INSTRUCTIONS FOR THE TASK: Starting at the first line of the listing below, retype each line up to and including the one that contains "import * as". Leave pictures out.

● ● ● ● ● ● ●

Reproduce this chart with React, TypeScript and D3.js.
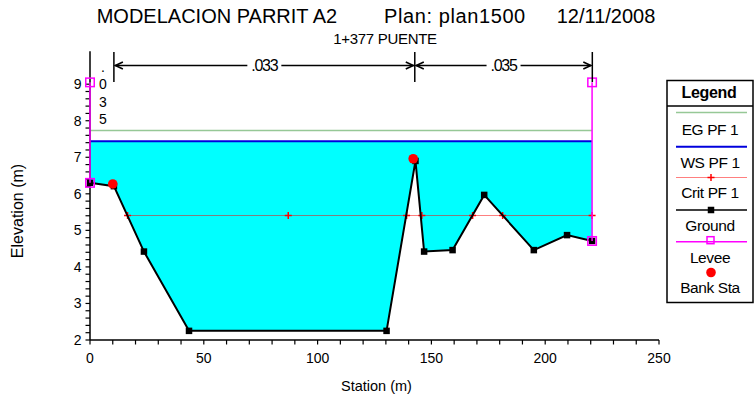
import React from "react";
import * as d3 from "d3";

// ---- data ----
const groundStations = [0, 10.5, 23.7, 43.5, 130.3, 143, 146.8, 159.3, 173.2, 195, 209.6, 220.6];
const groundElev = [6.3, 6.21, 4.42, 2.25, 2.25, 6.9, 4.42, 4.46, 5.97, 4.46, 4.87, 4.71];
const wsElev = 7.44;
const egElev = 7.73;
const critElev = 5.42;
const critStations = [16.5, 87.1, 139.1, 145.8, 168.1, 181.3, 220.6];
const leveeStations = [0, 220.6];
const leveeTop = 9.05;
const leveeBottom = [6.3, 4.71];
const bankStations = [10, 142];
const bankElev = [6.27, 6.96];
const nBreaks = [0, 10.5, 142.7, 220.7];
const nValues = [".035", ".033", ".035"];
const xTicks = [0, 50, 100, 150, 200, 250];
const yTicks = [2, 3, 4, 5, 6, 7, 8, 9];
const legendItems = ["EG PF 1", "WS PF 1", "Crit PF 1", "Ground", "Levee", "Bank Sta"];

const FONT = "'Liberation Sans', Arial, sans-serif";

export default function App() {
  const x = d3.scaleLinear().domain([0, 250]).range([90, 659]);
  const y = d3.scaleLinear().domain([2, 9.9]).range([340, 51.3]);

  const ground = groundStations.map((s, i) => [s, groundElev[i]] as [number, number]);
  const area = d3
    .area<[number, number]>()
    .x((d) => x(d[0]))
    .y0((d) => y(d[1]))
    .y1(() => y(wsElev))(ground) as string;
  const groundLine = d3
    .line<[number, number]>()
    .x((d) => x(d[0]))
    .y((d) => y(d[1]))(ground) as string;

  const wsStart = groundStations[0];
  const wsEnd = groundStations[groundStations.length - 1];
  const critY = Math.floor(y(critElev)) + 0.5;

  const xMinor = d3.range(0, 251, 10);
  const yMinor = d3.range(2, 9.01, 0.2);

  const plus = (cx: number, cy: number, k: string, s = 3.5) => (
    <g key={k} stroke="#ff0000" strokeWidth={1.5}>
      <line x1={cx - s} x2={cx + s} y1={cy} y2={cy} />
      <line x1={cx} x2={cx} y1={cy - s} y2={cy + s} />
    </g>
  );
  const sq = (cx: number, cy: number, k: string, s = 6.5) => (
    <rect key={k} x={cx - s / 2} y={cy - s / 2} width={s} height={s} fill="#000" />
  );
  const levSq = (cx: number, cy: number, k: string, s = 8.5) => (
    <rect key={k} x={cx - s / 2} y={cy - s / 2} width={s} height={s} fill="none" stroke="#ff00ff" strokeWidth={1.5} />
  );

  // Manning n markers
  const nTop = 52;
  const nBot = 82;
  const nArrowY = 65.5;

  const legX0 = 667;
  const legX1 = 753;
  const legCx = (legX0 + legX1) / 2;
  const lineY = [112.5, 146.7, 177.5, 210, 241.7, 272.5];
  const textY = [135, 167.5, 197.5, 230.5, 262.5, 293];

  return (
    <svg width={755} height={404} style={{ position: "absolute", left: 0, top: 0, background: "#fff" }} fontFamily={FONT}>
      <rect x={0} y={0} width={755} height={404} fill="#fff" />
      {/* titles */}
      <text x={96.7} y={22.7} fontSize={20}>MODELACION PARRIT A2</text>
      <text x={384} y={22.7} fontSize={20} letterSpacing={0.6}>Plan: plan1500</text>
      <text x={556.7} y={22.7} fontSize={20}>12/11/2008</text>
      <text x={385} y={44.3} fontSize={15} textAnchor="middle" letterSpacing={-0.3}>1+377 PUENTE</text>

      {/* water fill */}
      <path d={area} fill="#00ffff" />
      {/* EG */}
      <line x1={x(wsStart)} x2={x(wsEnd)} y1={y(egElev)} y2={y(egElev)} stroke="#96c896" strokeWidth={1.5} />
      {/* WS */}
      <line x1={x(wsStart)} x2={x(wsEnd)} y1={y(wsElev)} y2={y(wsElev)} stroke="#0000dd" strokeWidth={2} />
      {/* Crit */}
      <line
        x1={x(critStations[0])}
        x2={x(critStations[critStations.length - 1])}
        y1={critY}
        y2={critY}
        stroke="#ff0000"
        strokeOpacity={0.5}
        strokeWidth={1}
      />
      {critStations.map((s, i) => plus(x(s), critY, "c" + i))}

      {/* axes */}
      <g stroke="#000" strokeWidth={1.5}>
        <line x1={90} x2={90} y1={y.range()[1]} y2={340} />
        <line x1={90} x2={659} y1={340} y2={340} />
      </g>
      <g stroke="#000" strokeWidth={1.2}>
        {xMinor.map((v) => (
          <line key={"xm" + v} x1={x(v)} x2={x(v)} y1={340} y2={344.5} />
        ))}
        {yMinor.map((v) => (
          <line key={"ym" + v} x1={85.5} x2={90} y1={y(v)} y2={y(v)} />
        ))}
      </g>
      {xTicks.map((v) => (
        <text key={"xt" + v} x={x(v)} y={363} fontSize={14} textAnchor="middle">
          {v}
        </text>
      ))}
      {yTicks.map((v) => (
        <text key={"yt" + v} x={81.5} y={y(v) + 5} fontSize={14} textAnchor="end">
          {v}
        </text>
      ))}
      <text x={376.5} y={391} fontSize={14.5} textAnchor="middle">Station (m)</text>
      <text transform="translate(23.3,211) rotate(-90)" fontSize={16} textAnchor="middle">Elevation (m)</text>

      {/* ground */}
      <path d={groundLine} fill="none" stroke="#000" strokeWidth={2} />
      {ground.map((d, i) => sq(x(d[0]), y(d[1]), "g" + i))}

      {/* levees */}
      {leveeStations.map((s, i) => (
        <g key={"lv" + i}>
          <line x1={x(s)} x2={x(s)} y1={y(leveeTop)} y2={y(leveeBottom[i])} stroke="#ff00ff" strokeWidth={1.5} />
          {levSq(x(s), y(leveeTop), "lt" + i)}
          {levSq(x(s), y(leveeBottom[i]), "lb" + i)}
        </g>
      ))}

      {/* bank stations */}
      {bankStations.map((s, i) => (
        <circle key={"b" + i} cx={x(s)} cy={y(bankElev[i])} r={4.8} fill="#ff0000" />
      ))}

      {/* Manning n */}
      <g stroke="#000" strokeWidth={1.5}>
        {nBreaks.slice(1).map((s, i) => (
          <line key={"nb" + i} x1={x(s)} x2={x(s)} y1={nTop} y2={nBot} />
        ))}
      </g>
      {nValues.map((v, i) => {
        const a = x(nBreaks[i]);
        const b = x(nBreaks[i + 1]);
        if (i === 0) {
          const chars = v.split("");
          return (
            <g key={"nv" + i}>
              {chars.map((c, j) => (
                <text key={j} x={(a + b) / 2 + 1} y={72 + j * 17.4} fontSize={14} textAnchor="middle">
                  {c}
                </text>
              ))}
            </g>
          );
        }
        const cx = (a + b) / 2;
        const half = 17;
        return (
          <g key={"nv" + i}>
            <line x1={a + 1} x2={cx - half} y1={nArrowY} y2={nArrowY} stroke="#000" strokeWidth={1.5} />
            <line x1={cx + half} x2={b - 1} y1={nArrowY} y2={nArrowY} stroke="#000" strokeWidth={1.5} />
            <path d={`M${a + 9},${nArrowY - 3.5} L${a + 1.5},${nArrowY} L${a + 9},${nArrowY + 3.5}`} fill="none" stroke="#000" strokeWidth={1.6} />
            <path d={`M${b - 9},${nArrowY - 3.5} L${b - 1.5},${nArrowY} L${b - 9},${nArrowY + 3.5}`} fill="none" stroke="#000" strokeWidth={1.6} />
            <text x={cx} y={nArrowY + 5.5} fontSize={16} textAnchor="middle" letterSpacing={-1.3}>
              {v}
            </text>
          </g>
        );
      })}

      {/* legend */}
      <rect x={legX0} y={80.5} width={legX1 - legX0} height={222} fill="#fff" stroke="#000" strokeWidth={1.5} />
      <line x1={legX0} x2={legX1} y1={106} y2={106} stroke="#000" strokeWidth={1.5} />
      <text x={legCx - 1} y={98} fontSize={16} fontWeight="bold" textAnchor="middle" letterSpacing={-0.3}>Legend</text>
      {legendItems.map((t, i) => (
        <text key={"lt" + i} x={legCx} y={textY[i]} fontSize={15.5} textAnchor="middle" letterSpacing={-0.4}>
          {t}
        </text>
      ))}
      <line x1={676} x2={747} y1={lineY[0]} y2={lineY[0]} stroke="#96c896" strokeWidth={1.5} />
      <line x1={676} x2={747} y1={lineY[1]} y2={lineY[1]} stroke="#0000dd" strokeWidth={2} />
      <line x1={676} x2={747} y1={lineY[2]} y2={lineY[2]} stroke="#ff0000" strokeOpacity={0.5} strokeWidth={1} />
      {plus(legCx + 1, lineY[2], "lp")}
      <line x1={676} x2={747} y1={lineY[3]} y2={lineY[3]} stroke="#000" strokeWidth={1.5} />
      {sq(legCx + 1, lineY[3], "lsq")}
      <line x1={676} x2={747} y1={lineY[4]} y2={lineY[4]} stroke="#ff00ff" strokeWidth={1.5} />
      <rect x={legCx - 3} y={lineY[4] - 5} width={7} height={7} fill="none" stroke="#ff00ff" strokeWidth={1.5} />
      <circle cx={legCx + 1} cy={lineY[5]} r={4.8} fill="#ff0000" />
    </svg>
  );
}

● ● ● ● ● ● ●

TASK SOLUTION:
Reproduce this chart with React, TypeScript and D3.js.
import React from "react";
import * as d3 from "d3";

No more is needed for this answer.